(366c) Data-Driven Analysis of Learning Behavior within a Student-Led Chemical Engineering Wiki | AIChE

(366c) Data-Driven Analysis of Learning Behavior within a Student-Led Chemical Engineering Wiki

Authors 

Cheng, T. N. H. - Presenter, Imperial College London
Heng, J., Imperial College London
Lam, S. C. H., Imperial College London
Maraj, M., Imperial College London
David, D., Imperial College London
The ChemEng Wiki is a student-led initiative aimed at improving collaborative learning and fostering technical expertise within the chemical engineering cohort at Imperial College London. The primary functions of the Wiki are to enable students to share their interpretations of taught material with other students and both develop and disseminate new content effectively.

The Wiki has been operational for the past two academic years, following a pilot in early 2020. During this period we have had the opportunity to evaluate the impact of the platform using pseudo-anonymized usage data through Google Universal Analytics. Analysis of the temporal dataset obtained via applying machine learning techniques, such as dimensionality reduction, has uncovered substantial heterogeneity in the way the Wiki was used to facilitate learning throughout the cohort. This has allowed us to correlate differences in learning behavior. In particular we highlight clusters of students who access material across subject years (cross-reading) and who access material during semester-time versus non-term time (pre-reading). These clusters help to better understand how students access material, how they use to this build their engineering competence and how the format and framework of the Wiki can be improved.

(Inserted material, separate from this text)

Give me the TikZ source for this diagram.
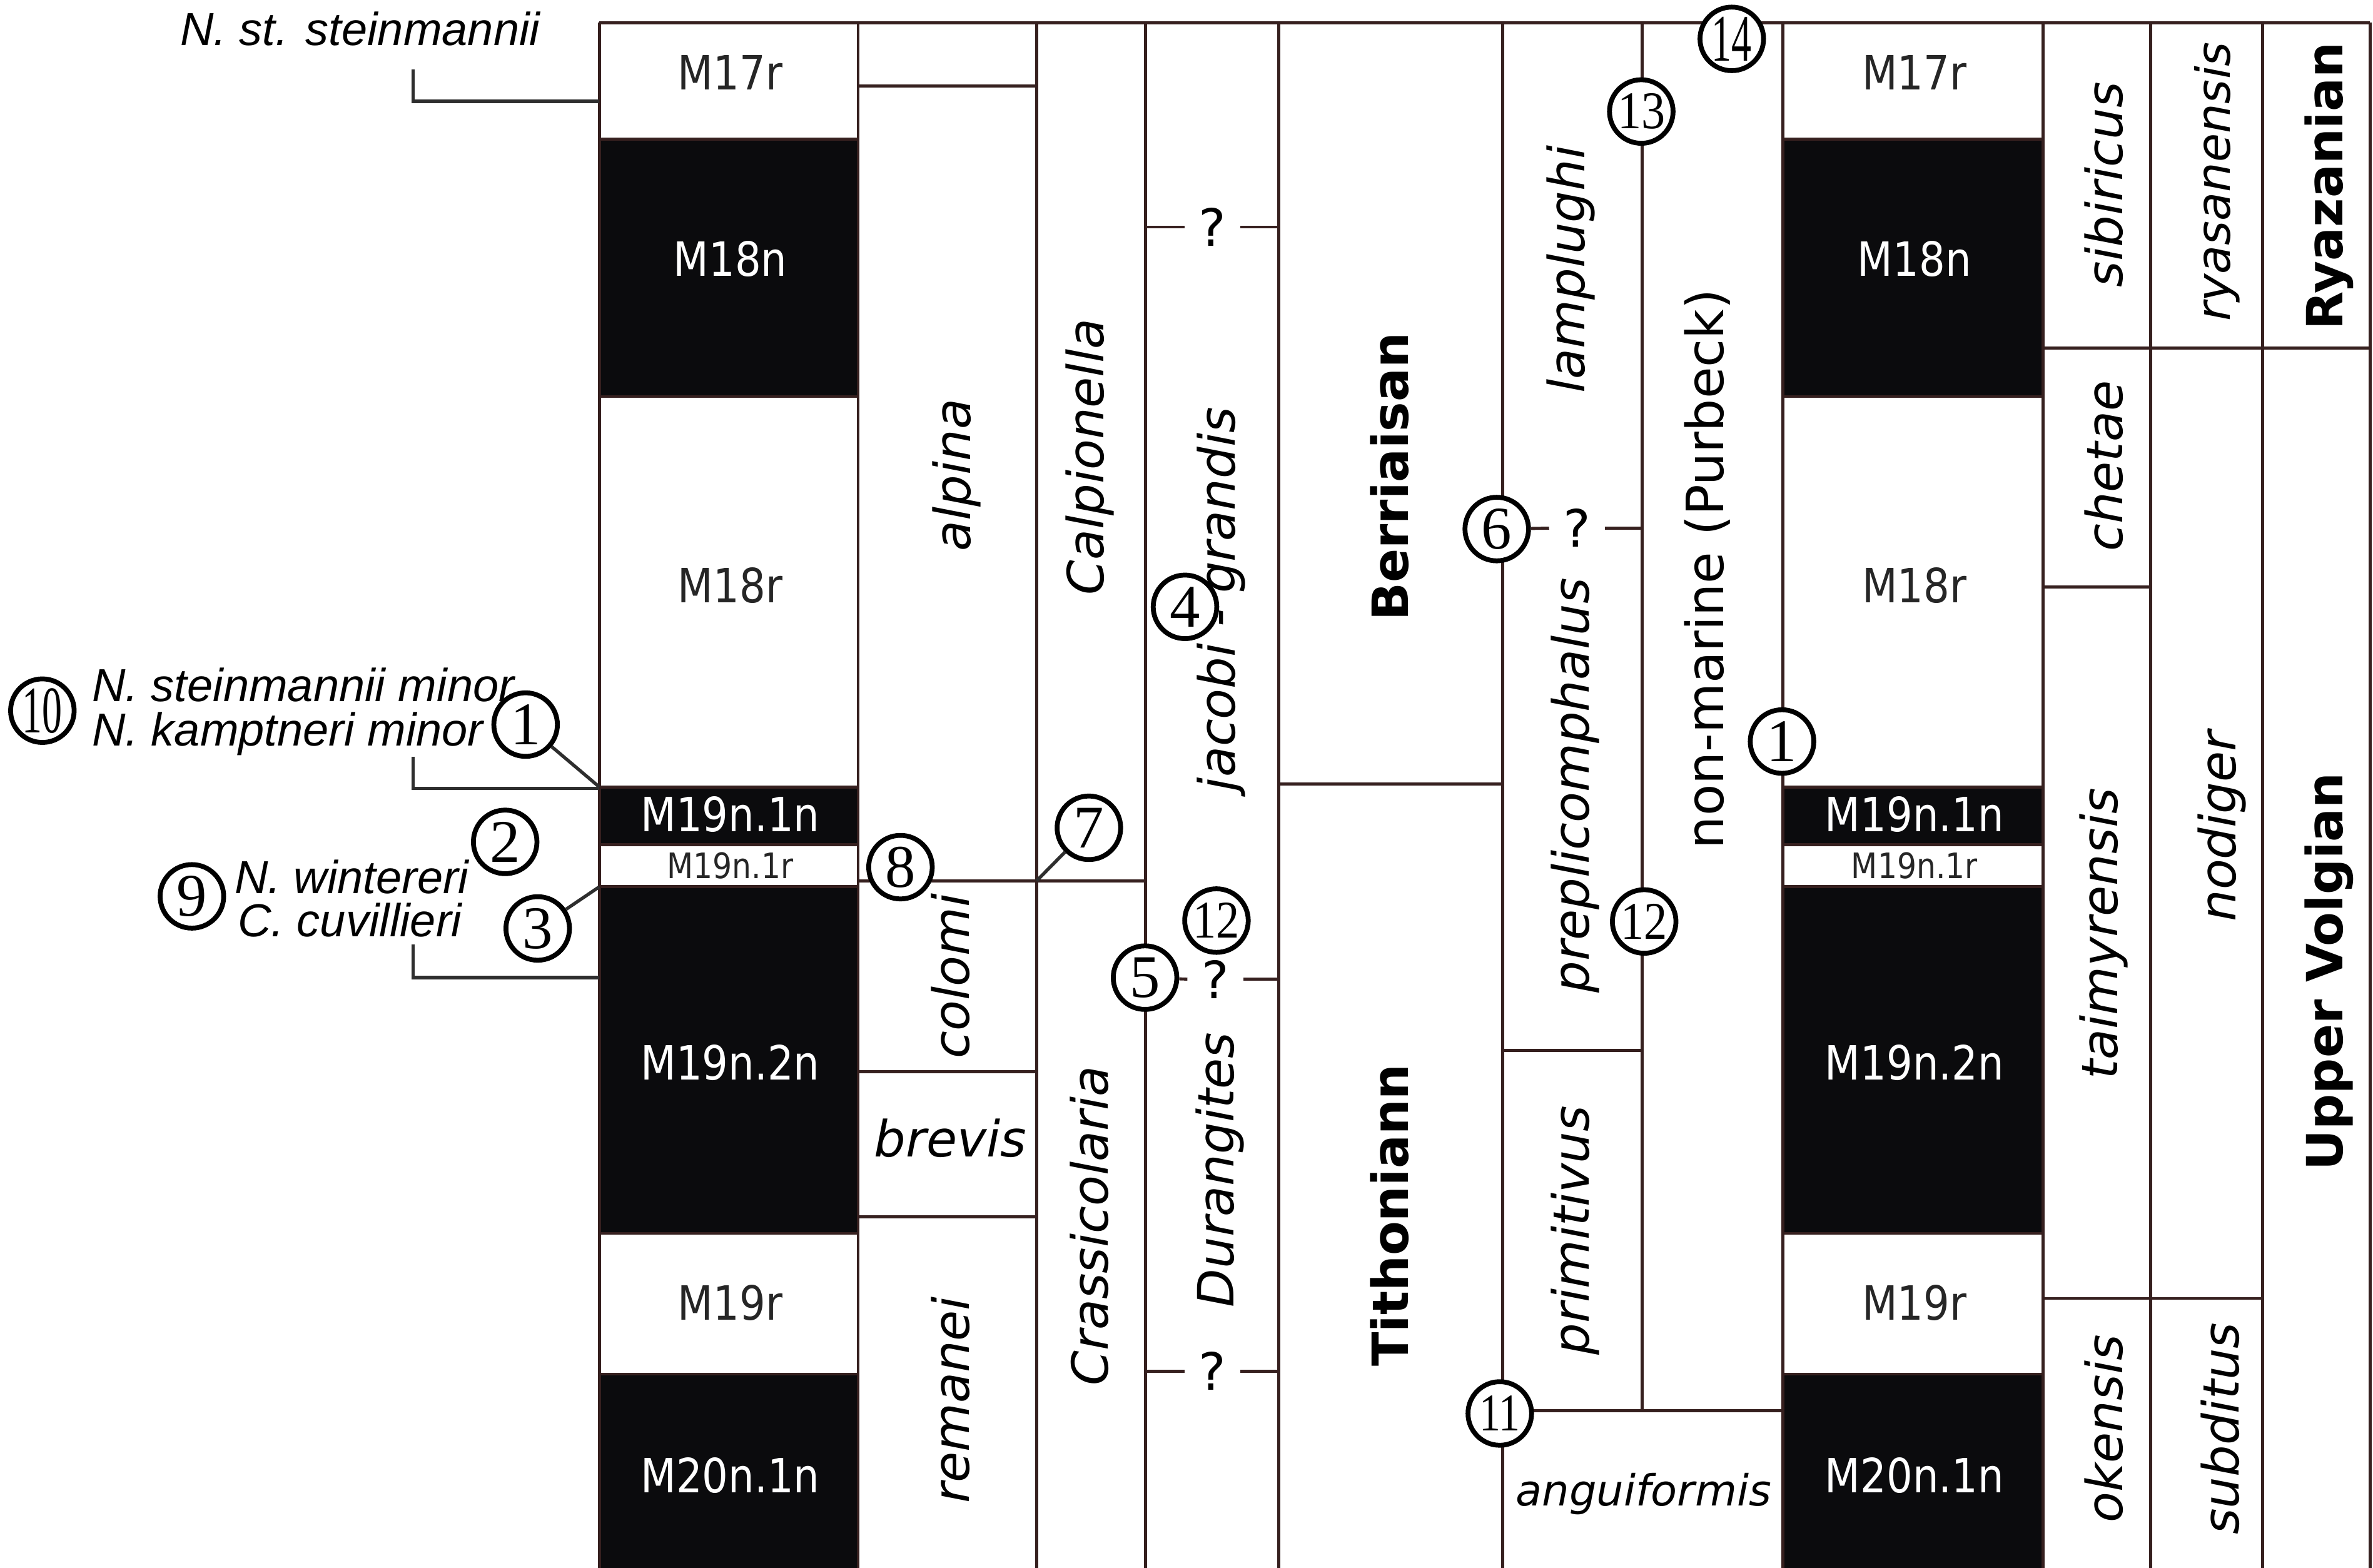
\documentclass[tikz,border=0pt]{standalone}
\usepackage{fontspec}
\setmainfont{DejaVu Sans}
\newfontfamily\chronfont[FakeStretch=0.87]{DejaVu Sans}
\newfontfamily\fossilfont{Liberation Sans}
\newfontfamily\numfont{Liberation Serif}
\usepackage{xcolor}
\usetikzlibrary{positioning,calc}

\definecolor{gridbrown}{HTML}{36201F}
\definecolor{chronblack}{HTML}{0B0B0D}
\definecolor{leadgray}{HTML}{2E2E2E}
\definecolor{chrongray}{HTML}{262626}

\tikzset{
  zoneline/.style={draw=gridbrown, line width=1pt},
  leadline/.style={draw=leadgray, line width=1.1pt},
  chronlabel/.style={font=\chronfont\fontsize{15.6}{16}\selectfont, inner sep=0pt},
  taxon/.style={font=\itshape\fontsize{16.5}{18}\selectfont, rotate=90, inner sep=0pt},
  flattaxon/.style={font=\itshape\fontsize{16.5}{18}\selectfont, inner sep=0pt},
  stage/.style={font=\bfseries\fontsize{16.5}{18}\selectfont, rotate=90, inner sep=0pt},
  fossil/.style={font=\fossilfont\itshape\fontsize{15.3}{17}\selectfont, inner sep=0pt, anchor=base west},
  query/.style={font=\fontsize{17}{17}\selectfont, inner xsep=4.5pt, inner ysep=0pt},
  marker/.style={circle, draw=black, line width=1.6pt, fill=white, minimum size=21pt,
    inner sep=0pt, font=\numfont\fontsize{20}{20}\selectfont},
  twodigit/.style={font=\numfont\fontsize{17.5}{17.5}\selectfont},
}

\begin{document}
\begin{tikzpicture}[x=0.5pt, y=-0.5pt]
    \useasboundingbox (0,0) rectangle (1568,1036);

    % two polarity columns
    \foreach \xl/\xr/\tag in {396/567/A, 1178/1350/B}{
        \foreach \ya/\yb in {92/262, 520/558, 586/815, 908/1036}
            \fill[chronblack] (\xl,\ya) rectangle (\xr,\yb);
        \foreach \y in {92,262,520,558,586,815,908}
            \draw[zoneline] (\xl,\y) -- (\xr,\y);
        \foreach \lab/\y/\tc [count=\i] in {M17r/48/chrongray, M18n/171/white,
                M18r/387/chrongray, M19n.1n/538/white, M19n.2n/702/white,
                M19r/861/chrongray, M20n.1n/975/white}
            \node[chronlabel, text=\tc] (chron\tag\i) at ({(\xl+\xr)/2+1},\y) {\lab};
        \node[chronlabel, font=\chronfont\fontsize{11.6}{12}\selectfont, text=chrongray]
            (chron\tag r) at ({(\xl+\xr)/2+1},572) {M19n.1r};
    }

    % frame
    \draw[zoneline] (396,15) -- (1566,15);
    \foreach \x in {396,567,685,757,845,993,1178,1350,1421,1495,1566}
        \draw[zoneline] (\x,15) -- (\x,1036);
    \draw[zoneline] (1085,15) -- (1085,932);

    % zone boundaries
    \draw[zoneline] (567,57) -- (685,57);
    \draw[zoneline] (567,582) -- (757,582);
    \draw[zoneline] (567,708) -- (685,708);
    \draw[zoneline] (567,804) -- (685,804);
    \draw[zoneline] (845,518) -- (993,518);
    \draw[zoneline] (993,694) -- (1085,694);
    \draw[zoneline] (993,932) -- (1178,932);
    \draw[zoneline] (1350,230) -- (1566,230);
    \draw[zoneline] (1350,388) -- (1421,388);
    \draw[zoneline] (1350,858) -- (1495,858);

    % uncertain boundaries
    \node[query] (qA) at (801,150) {?};
    \node[query] (qB) at (803,647) {?};
    \node[query] (qC) at (801,906) {?};
    \node[query] (qD) at (1042,349) {?};
    \draw[zoneline] (757,150) -- (qA.west) (qA.east) -- (845,150);
    \draw[zoneline] (qB.east) -- (845,647);
    \draw[zoneline] (757,906) -- (qC.west) (qC.east) -- (845,906);
    \draw[zoneline] (qD.east) -- (1085,349);

    % zone names
    \node[taxon] (alpina) at (632,314) {alpina};
    \node[taxon] (colomi) at (628,645) {colomi};
    \node[flattaxon] (brevis) at (628,752) {brevis};
    \node[taxon] (remanei) at (628,925) {remanei};
    \node[taxon] (calpi) at (720,302) {Calpionella};
    \node[taxon] (crassi) at (720,810) {Crassicolaria};
    \node[taxon] (jacobi) at (807,396) {jacobi - grandis};
    \node[taxon] (durang) at (806,773) {Durangites};
    \node[stage] (berr) at (918,315) {Berriaisan};
    \node[stage] (tith) at (918,803) {Tithoniann};
    \node[taxon] (lampl) at (1038,178) {lamplughi};
    \node[taxon] (prepl) at (1041,519) {preplicomphalus};
    \node[taxon] (primi) at (1041,813) {primitivus};
    \node[flattaxon, font=\itshape\fontsize{14.2}{16}\selectfont] (angui) at (1086,987) {anguiformis};
    \node[taxon, font=\fontsize{17}{18}\selectfont] (purbeck) at (1128,376) {non-marine (Purbeck)};
    \node[taxon] (sibir) at (1390,122) {sibiricus};
    \node[taxon] (chetae) at (1390,308) {chetae};
    \node[taxon] (taimyr) at (1390,617) {taimyrensis};
    \node[taxon] (okens) at (1390,944) {okensis};
    \node[taxon, font=\itshape\fontsize{15.5}{16}\selectfont] (ryasan) at (1465,120) {ryasanensis};
    \node[taxon] (nodig) at (1468,546) {nodiger};
    \node[taxon] (subdit) at (1467,944) {subditus};
    \node[stage] (ryaz) at (1539,123) {Ryazanian};
    \node[stage] (volg) at (1539,642) {Upper Volgian};

    % nannofossil events, left side
    \node[fossil] (stst) at (118.8,29.9) {N. st. steinmannii};
    \node[fossil] (stmin) at (60.5,463.5) {N. steinmannii minor};
    \node[fossil] (kamin) at (60.5,493) {N. kamptneri minor};
    \node[fossil] (wint) at (154.6,590.4) {N. wintereri};
    \node[fossil] (cuvil) at (156.8,619) {C. cuvillieri};
    \draw[leadline] (273,46) -- (273,67) -- (396,67);
    \draw[leadline] (273,500) -- (273,521) -- (396,521);
    \draw[leadline] (273,624) -- (273,646) -- (396,646);

    % numbered markers
    \node[marker, font=\numfont\fontsize{22}{22}\selectfont] (m10) at (28,469.6) {\scalebox{0.6}[1]{10}};
    \node[marker] (m1a) at (347.3,478.8) {1};
    \node[marker] (m2) at (333.8,556.3) {2};
    \node[marker] (m9) at (126.8,592.3) {9};
    \node[marker] (m3) at (355.3,613.5) {3};
    \node[marker] (m8) at (595,573) {8};
    \node[marker] (m7) at (719.5,547) {7};
    \node[marker] (m4) at (783,401) {4};
    \node[marker, twodigit] (m12a) at (803.8,608.3) {\scalebox{0.88}[1]{12}};
    \node[marker] (m5) at (756.6,646) {5};
    \node[marker] (m6) at (989,349.6) {6};
    \node[marker, twodigit] (m13) at (1084.5,73.7) {\scalebox{0.9}[1]{13}};
    \node[marker, font=\numfont\fontsize{22}{22}\selectfont] (m14) at (1144.3,25.7) {\scalebox{0.6}[1]{14}};
    \node[marker, twodigit] (m12b) at (1086.4,608.9) {\scalebox{0.88}[1]{12}};
    \node[marker] (m1b) at (1177.5,490) {1};
    \node[marker, twodigit] (m11) at (991,934) {\scalebox{0.8}[1]{11}};

    % leaders from markers
    \coordinate (baseA) at (396,520);
    \coordinate (topB) at (396,586);
    \coordinate (crassTop) at (685,582);
    \draw[leadline] (m1a) -- (baseA);
    \draw[leadline] (m3) -- (topB);
    \draw[leadline] (m7) -- (crassTop);
    \draw[zoneline] (m5) -- (qB.west);
    \draw[zoneline] (m6) -- (qD.west);
\end{tikzpicture}
\end{document}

Such analysis provides the basis of developing an integrated open-source data collection and analysis pipeline, which represents a novel way of approaching web usage analytics within higher education. This further demonstrates the untapped potential a data-driven approach holds in aiding the development of an authentic appreciation of student learning, and provides evidentiary support towards the use of wikis in higher education pedagogy.